Charts and diagrams as code:
(begin)
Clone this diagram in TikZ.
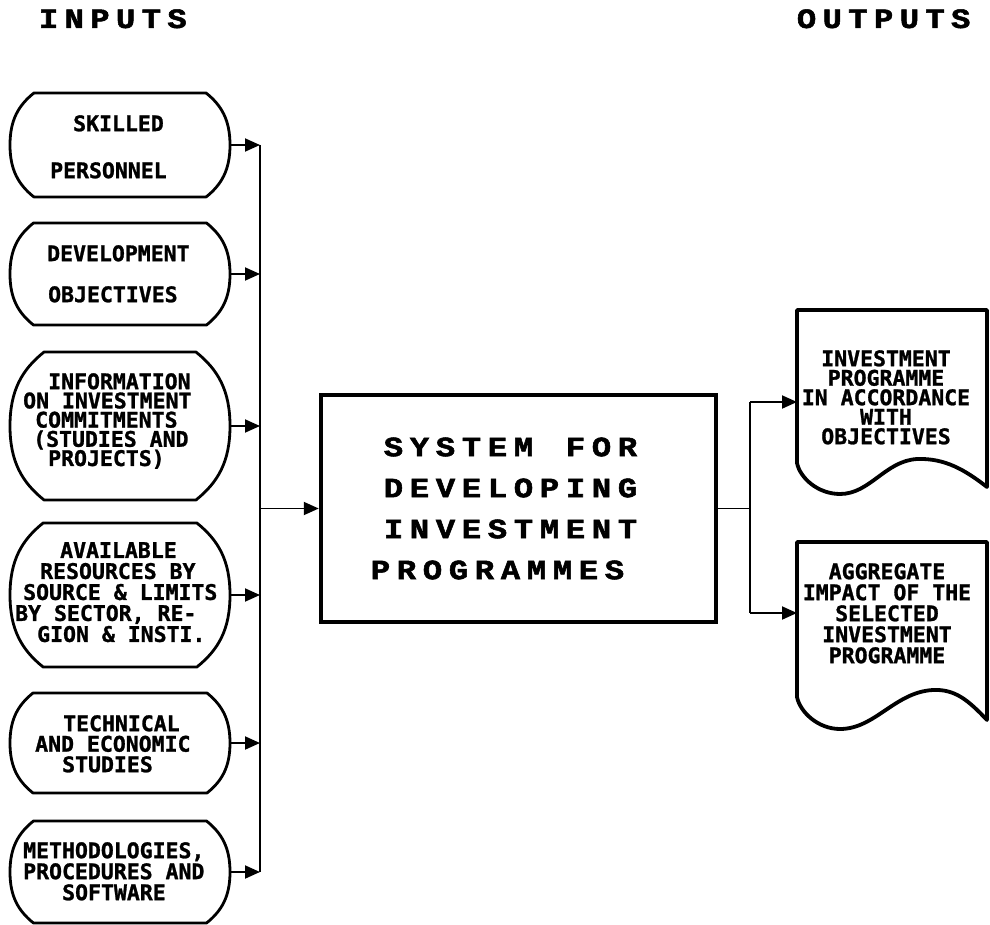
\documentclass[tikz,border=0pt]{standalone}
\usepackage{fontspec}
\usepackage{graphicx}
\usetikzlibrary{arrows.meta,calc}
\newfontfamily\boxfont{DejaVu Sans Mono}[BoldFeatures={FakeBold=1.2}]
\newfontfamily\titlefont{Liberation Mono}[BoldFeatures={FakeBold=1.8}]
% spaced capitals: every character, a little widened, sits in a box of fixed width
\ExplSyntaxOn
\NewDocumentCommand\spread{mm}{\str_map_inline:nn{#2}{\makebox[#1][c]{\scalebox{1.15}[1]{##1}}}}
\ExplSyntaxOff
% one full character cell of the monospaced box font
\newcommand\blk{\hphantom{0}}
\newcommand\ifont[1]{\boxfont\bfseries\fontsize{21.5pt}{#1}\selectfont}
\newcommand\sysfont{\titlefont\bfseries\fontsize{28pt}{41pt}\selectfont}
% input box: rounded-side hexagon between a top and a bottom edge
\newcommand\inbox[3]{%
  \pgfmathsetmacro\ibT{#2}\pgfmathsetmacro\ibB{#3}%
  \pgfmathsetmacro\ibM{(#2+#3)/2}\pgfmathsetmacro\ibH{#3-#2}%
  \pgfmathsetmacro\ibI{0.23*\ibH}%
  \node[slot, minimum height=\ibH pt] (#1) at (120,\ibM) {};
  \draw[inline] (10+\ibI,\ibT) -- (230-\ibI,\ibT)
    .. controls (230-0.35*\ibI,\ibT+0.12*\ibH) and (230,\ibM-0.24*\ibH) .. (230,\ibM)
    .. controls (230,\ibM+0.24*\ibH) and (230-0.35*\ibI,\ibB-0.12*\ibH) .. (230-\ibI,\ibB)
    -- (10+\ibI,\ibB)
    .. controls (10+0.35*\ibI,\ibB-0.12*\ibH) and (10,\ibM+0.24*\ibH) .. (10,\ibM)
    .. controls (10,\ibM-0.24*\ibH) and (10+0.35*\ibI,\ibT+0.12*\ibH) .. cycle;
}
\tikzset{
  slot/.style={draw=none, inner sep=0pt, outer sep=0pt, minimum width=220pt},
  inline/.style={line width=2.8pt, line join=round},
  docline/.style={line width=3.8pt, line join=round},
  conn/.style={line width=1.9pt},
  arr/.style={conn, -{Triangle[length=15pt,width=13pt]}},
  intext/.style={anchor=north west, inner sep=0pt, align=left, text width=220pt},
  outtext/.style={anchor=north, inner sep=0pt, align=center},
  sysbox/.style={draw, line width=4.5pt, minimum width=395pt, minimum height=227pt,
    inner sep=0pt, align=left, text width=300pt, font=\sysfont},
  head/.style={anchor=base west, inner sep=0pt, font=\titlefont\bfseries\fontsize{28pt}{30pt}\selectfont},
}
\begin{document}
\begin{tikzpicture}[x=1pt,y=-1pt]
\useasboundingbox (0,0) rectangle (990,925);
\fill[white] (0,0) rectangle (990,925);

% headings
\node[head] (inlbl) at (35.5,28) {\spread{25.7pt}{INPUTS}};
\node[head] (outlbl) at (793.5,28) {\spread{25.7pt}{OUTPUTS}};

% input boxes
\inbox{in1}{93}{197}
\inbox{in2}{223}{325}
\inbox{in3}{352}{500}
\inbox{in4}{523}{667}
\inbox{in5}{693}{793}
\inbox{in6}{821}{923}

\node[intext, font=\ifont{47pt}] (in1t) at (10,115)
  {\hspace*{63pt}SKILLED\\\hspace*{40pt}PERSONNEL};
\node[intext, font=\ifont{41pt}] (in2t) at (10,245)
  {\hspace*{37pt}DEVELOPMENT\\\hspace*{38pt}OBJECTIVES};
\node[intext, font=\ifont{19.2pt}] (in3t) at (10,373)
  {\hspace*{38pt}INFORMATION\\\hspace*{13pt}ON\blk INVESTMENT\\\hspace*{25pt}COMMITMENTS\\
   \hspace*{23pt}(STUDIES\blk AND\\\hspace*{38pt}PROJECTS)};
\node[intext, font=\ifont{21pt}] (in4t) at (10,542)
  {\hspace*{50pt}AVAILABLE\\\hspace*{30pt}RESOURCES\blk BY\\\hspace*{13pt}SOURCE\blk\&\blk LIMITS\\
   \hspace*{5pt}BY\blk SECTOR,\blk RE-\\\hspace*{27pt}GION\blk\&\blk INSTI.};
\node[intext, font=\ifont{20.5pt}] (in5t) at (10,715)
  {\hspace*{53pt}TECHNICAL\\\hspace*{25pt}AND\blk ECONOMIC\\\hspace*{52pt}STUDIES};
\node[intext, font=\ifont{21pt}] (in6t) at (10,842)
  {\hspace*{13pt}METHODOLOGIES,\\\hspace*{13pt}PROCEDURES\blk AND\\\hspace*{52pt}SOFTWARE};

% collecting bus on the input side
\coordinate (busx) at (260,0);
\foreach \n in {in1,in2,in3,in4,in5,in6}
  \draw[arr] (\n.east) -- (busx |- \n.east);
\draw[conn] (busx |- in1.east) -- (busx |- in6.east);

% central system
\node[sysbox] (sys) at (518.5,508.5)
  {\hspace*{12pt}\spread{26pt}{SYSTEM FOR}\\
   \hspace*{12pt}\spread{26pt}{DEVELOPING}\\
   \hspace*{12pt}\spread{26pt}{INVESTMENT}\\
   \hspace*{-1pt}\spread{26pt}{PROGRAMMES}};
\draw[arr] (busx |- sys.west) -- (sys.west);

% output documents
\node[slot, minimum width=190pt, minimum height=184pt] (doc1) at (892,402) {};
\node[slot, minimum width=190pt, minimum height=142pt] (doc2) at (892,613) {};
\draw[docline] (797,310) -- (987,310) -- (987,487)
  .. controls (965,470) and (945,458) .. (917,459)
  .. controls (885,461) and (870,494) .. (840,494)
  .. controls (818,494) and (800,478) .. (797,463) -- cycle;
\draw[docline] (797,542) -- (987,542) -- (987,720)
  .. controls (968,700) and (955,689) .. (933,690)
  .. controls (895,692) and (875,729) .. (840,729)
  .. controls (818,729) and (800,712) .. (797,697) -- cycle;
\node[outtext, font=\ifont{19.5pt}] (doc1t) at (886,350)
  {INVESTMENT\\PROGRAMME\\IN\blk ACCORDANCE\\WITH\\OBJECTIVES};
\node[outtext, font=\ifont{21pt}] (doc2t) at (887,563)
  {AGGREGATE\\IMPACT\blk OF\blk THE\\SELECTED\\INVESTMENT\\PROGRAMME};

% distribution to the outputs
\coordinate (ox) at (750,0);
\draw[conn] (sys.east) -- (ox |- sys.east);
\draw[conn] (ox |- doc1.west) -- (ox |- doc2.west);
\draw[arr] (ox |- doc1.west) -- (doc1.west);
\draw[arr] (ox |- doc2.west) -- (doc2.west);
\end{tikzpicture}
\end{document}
(end)
(begin)
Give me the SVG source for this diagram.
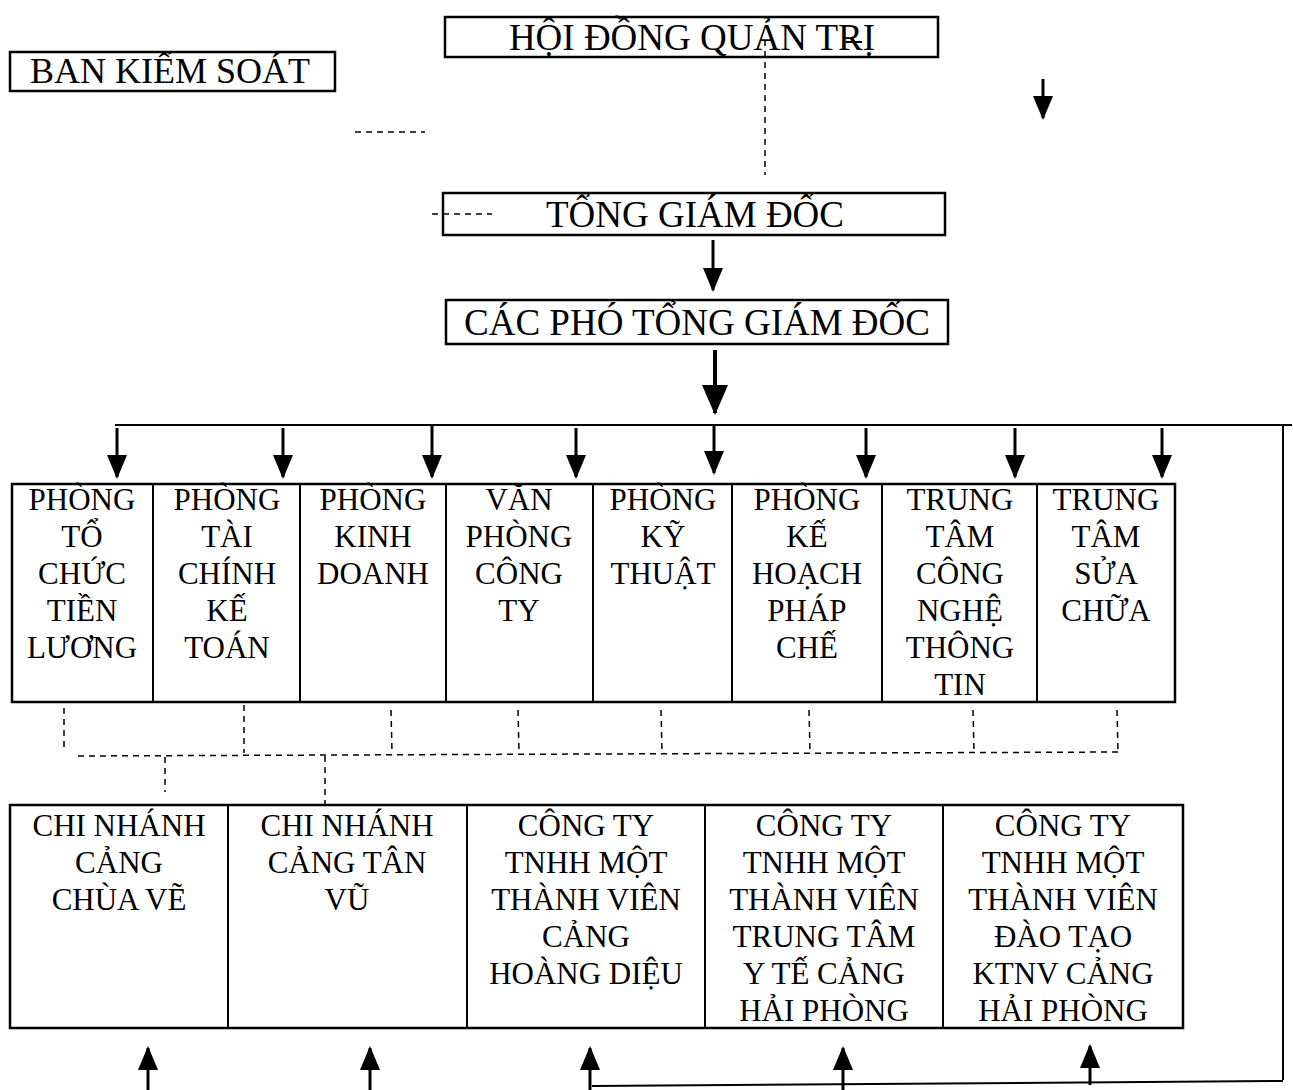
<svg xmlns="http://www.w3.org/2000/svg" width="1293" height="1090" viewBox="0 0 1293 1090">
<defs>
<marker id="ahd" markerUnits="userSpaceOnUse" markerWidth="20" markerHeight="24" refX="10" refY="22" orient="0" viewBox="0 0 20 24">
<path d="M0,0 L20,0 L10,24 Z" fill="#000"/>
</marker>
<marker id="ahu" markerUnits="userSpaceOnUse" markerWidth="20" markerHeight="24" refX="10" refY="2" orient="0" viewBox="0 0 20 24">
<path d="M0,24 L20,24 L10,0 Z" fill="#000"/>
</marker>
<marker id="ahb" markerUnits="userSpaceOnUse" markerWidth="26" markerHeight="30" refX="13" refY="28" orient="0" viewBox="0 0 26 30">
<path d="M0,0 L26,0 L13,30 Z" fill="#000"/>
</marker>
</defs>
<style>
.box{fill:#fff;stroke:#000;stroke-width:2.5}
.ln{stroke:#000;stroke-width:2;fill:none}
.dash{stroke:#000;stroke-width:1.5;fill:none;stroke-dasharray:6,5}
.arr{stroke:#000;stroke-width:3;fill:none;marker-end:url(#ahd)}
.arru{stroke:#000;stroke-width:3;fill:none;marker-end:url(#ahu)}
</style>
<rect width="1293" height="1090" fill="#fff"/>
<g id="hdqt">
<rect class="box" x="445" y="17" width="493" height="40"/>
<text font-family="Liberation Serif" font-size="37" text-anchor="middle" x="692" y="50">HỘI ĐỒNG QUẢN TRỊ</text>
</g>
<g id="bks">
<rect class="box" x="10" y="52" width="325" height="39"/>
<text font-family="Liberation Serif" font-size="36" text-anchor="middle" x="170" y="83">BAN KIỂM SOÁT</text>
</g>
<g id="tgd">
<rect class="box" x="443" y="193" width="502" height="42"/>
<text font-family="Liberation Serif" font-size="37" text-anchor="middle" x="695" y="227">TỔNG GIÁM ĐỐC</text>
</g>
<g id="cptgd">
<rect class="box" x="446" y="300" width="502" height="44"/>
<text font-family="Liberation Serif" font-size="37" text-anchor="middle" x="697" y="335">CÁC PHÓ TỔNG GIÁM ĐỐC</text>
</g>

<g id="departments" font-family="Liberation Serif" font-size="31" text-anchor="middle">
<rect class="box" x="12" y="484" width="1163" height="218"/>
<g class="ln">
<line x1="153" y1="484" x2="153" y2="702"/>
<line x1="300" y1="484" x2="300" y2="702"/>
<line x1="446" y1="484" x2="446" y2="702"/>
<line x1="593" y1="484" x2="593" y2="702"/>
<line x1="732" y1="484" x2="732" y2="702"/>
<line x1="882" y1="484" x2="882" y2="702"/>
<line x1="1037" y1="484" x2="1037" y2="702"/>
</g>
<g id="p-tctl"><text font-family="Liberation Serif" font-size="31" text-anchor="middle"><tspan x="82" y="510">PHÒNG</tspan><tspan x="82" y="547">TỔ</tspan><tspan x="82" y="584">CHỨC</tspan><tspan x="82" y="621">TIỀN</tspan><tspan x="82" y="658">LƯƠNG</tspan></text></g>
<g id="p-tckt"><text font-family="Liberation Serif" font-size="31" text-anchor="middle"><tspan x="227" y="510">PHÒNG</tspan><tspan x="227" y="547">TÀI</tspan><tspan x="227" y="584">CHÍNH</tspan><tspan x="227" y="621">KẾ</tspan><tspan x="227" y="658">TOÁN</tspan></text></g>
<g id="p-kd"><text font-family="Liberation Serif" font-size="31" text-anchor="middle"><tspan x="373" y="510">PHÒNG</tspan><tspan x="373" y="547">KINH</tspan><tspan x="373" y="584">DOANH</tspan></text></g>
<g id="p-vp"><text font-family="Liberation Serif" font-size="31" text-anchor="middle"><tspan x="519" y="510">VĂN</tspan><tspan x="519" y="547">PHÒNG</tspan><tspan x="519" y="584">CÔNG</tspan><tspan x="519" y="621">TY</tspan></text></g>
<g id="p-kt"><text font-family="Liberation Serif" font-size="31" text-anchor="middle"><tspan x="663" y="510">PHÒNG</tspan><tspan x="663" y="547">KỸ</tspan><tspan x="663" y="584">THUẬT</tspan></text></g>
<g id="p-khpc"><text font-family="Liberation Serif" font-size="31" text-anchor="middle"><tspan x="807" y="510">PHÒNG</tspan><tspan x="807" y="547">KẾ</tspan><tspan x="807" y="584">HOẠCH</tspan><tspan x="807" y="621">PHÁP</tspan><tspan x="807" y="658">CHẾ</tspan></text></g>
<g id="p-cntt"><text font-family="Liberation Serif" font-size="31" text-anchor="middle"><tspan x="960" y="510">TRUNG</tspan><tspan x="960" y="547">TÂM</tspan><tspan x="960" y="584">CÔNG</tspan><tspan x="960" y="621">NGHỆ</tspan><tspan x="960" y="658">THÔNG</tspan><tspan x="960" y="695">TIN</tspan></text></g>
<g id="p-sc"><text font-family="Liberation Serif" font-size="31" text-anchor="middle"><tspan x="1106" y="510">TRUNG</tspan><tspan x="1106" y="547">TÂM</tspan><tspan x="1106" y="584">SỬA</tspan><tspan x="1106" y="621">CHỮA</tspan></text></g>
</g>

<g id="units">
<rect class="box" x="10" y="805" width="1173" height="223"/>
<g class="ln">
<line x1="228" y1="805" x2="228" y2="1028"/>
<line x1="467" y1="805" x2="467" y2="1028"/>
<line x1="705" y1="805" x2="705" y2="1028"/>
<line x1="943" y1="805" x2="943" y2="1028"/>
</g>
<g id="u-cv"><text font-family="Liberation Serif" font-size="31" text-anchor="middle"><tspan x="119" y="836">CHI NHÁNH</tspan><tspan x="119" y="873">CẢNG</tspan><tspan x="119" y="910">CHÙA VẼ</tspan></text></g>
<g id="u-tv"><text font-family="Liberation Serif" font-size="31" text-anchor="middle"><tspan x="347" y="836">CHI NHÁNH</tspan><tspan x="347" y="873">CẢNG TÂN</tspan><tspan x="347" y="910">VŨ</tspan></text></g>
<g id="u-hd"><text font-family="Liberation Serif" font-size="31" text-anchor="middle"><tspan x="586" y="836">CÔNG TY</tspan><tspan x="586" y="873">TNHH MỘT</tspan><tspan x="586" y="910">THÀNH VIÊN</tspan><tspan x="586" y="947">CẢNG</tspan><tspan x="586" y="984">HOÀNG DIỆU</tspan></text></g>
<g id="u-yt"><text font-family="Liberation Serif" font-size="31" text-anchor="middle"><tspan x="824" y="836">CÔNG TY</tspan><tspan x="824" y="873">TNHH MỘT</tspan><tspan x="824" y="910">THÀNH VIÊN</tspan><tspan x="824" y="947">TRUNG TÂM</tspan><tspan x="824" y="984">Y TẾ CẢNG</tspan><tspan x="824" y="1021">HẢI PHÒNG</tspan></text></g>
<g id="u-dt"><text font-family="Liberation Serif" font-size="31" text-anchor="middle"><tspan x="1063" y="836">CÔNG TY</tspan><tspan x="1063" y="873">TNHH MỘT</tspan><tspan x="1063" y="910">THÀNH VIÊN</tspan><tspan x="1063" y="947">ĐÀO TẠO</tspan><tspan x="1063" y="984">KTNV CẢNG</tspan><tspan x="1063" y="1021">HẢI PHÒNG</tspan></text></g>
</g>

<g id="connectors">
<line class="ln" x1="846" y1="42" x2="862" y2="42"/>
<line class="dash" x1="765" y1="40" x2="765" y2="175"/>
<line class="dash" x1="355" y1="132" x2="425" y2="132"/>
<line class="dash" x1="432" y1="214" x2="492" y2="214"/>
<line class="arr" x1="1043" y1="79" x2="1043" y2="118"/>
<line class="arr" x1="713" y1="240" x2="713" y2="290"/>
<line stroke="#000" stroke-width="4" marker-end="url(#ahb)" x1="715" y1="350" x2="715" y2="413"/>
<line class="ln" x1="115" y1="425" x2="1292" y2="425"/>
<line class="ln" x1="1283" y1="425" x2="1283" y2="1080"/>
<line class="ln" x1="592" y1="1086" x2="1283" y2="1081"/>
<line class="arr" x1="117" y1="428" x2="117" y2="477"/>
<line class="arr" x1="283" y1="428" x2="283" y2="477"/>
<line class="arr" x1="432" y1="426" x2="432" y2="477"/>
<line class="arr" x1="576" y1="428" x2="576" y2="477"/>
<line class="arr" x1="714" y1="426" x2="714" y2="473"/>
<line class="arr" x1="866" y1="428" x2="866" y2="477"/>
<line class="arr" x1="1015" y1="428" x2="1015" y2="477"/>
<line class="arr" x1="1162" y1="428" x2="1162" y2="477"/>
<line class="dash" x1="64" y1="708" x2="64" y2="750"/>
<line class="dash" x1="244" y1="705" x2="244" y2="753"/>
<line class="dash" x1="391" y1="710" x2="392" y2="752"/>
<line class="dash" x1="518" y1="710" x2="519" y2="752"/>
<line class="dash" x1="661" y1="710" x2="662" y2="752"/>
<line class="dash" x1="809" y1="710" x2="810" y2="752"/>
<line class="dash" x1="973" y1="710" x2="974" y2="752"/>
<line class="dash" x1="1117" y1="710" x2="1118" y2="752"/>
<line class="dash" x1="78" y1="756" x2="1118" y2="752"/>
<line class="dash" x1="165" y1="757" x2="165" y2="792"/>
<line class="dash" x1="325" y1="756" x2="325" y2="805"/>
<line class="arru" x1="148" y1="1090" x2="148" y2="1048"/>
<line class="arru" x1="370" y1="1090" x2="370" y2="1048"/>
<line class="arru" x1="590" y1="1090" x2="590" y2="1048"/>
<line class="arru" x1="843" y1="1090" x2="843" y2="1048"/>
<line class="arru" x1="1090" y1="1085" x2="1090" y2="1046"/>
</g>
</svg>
(end)
(begin)
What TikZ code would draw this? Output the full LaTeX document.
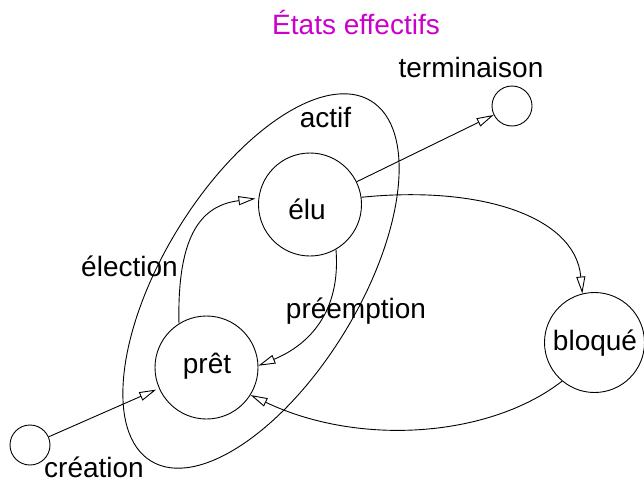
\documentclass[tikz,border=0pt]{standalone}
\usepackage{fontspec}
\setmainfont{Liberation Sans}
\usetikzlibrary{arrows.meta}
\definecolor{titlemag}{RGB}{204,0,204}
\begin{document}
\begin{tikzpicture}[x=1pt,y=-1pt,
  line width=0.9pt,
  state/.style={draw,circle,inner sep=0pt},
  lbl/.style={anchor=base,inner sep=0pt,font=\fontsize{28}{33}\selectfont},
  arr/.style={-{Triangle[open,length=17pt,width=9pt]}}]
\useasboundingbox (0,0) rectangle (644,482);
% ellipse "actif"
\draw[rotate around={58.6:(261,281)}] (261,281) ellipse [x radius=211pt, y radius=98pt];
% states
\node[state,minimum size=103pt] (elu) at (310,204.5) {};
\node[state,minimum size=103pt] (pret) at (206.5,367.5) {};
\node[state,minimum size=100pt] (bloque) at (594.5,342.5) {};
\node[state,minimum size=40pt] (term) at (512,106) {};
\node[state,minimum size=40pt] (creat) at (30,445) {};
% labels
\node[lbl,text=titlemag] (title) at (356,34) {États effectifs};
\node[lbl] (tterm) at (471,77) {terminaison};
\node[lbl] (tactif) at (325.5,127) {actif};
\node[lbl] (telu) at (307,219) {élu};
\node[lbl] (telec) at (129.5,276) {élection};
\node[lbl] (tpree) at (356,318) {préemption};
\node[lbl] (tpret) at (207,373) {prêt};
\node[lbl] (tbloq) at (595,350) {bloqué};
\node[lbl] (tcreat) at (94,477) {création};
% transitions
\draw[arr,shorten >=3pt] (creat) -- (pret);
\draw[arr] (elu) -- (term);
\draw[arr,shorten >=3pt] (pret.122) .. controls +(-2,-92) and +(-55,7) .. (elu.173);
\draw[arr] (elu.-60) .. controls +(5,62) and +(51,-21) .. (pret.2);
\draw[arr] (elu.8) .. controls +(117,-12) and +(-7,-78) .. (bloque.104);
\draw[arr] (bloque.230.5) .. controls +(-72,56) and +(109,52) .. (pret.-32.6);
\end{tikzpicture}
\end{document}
(end)
> _PROBLEM_: In the lines above, locate the string "this". Copy every line where it occurs.

> _COMPLETE RESPONSE_:
Clone this diagram in TikZ.
Give me the SVG source for this diagram.
What TikZ code would draw this? Output the full LaTeX document.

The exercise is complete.